Depending on the degree the bag of crumb is compacted, this will affect the speed the rig falls through the water and settles on the bottom. If the lake is extremely silty, a soft squishy bag of crumb will help the rig settle effectively on top of the silt, enhancing the rigs effectiveness under the given conditions.
Size Variation
Like any particle bait or boilie size, mixing the size of the crumbed boilie you use is an edge in itself. Mixing the sizes means the carp cannot regulate their feeding pattern on certain sized baits, which means the likeliness of a successful hookbait pick-up is much higher. There are many tools on the market now that allow such easy of creating a mixture of crumbed baits, giving the carp more to deal with in any feeding situation.
Liquid Attraction Carrier
Boilie crumb from baits such as the Live System baits and Pacific Tuna are very coarse in their make-up. This means that the baits are extremely thirsty and porous, making them the ideal carrier of liquid attraction.

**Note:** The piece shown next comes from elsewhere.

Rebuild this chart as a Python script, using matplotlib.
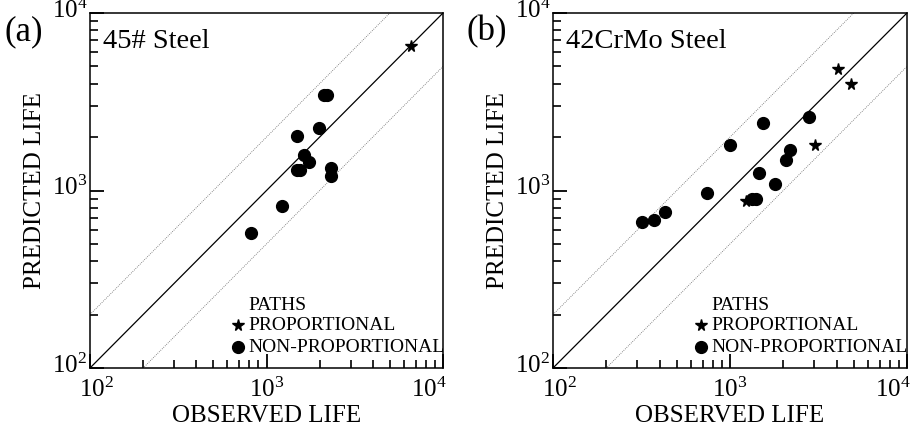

A few handfuls of boilie crumb will quickly absorb a healthy dose of a Response Booster Liquid, which will penetrate directly into the crumb over a short period of time.
This is a highly effective tactic during the colder months of the year, allowing you to introduce maximum levels of attraction into the swim without a high quantity of whole bait present.
By adding a good dose of a super attractive and cloudy liquid the night before a session, it will allow the potent goodness to fully leach into the crumbed baits. Once introduced into the water, this cloudy attraction will instantly leak off into the water column, forming a perfect halo of feed triggering signals in and around the baited area.
Keeping it simple
In the winter months, the key is to keep things simple, soluble bait will no doubt work much more effective than a large bed of less soluble bait in any situation. A very basic but effective mixture of crumb and corn has always had a proven track record in the winter, providing a basis of easily digestible food for the carp to eat and pass through their system quickly. During the winter, the carp still need energy, but by altering the type of loose-feed you introduce will certainly help put the odds in your favour at this tricky time of year.
Boilie crumb no doubt has its advantages in the winter, but equally throughout the entirety of the carp fishing year. Crumb can be utilised in many different ways, but a lot of it is down to your own creativity and imagination.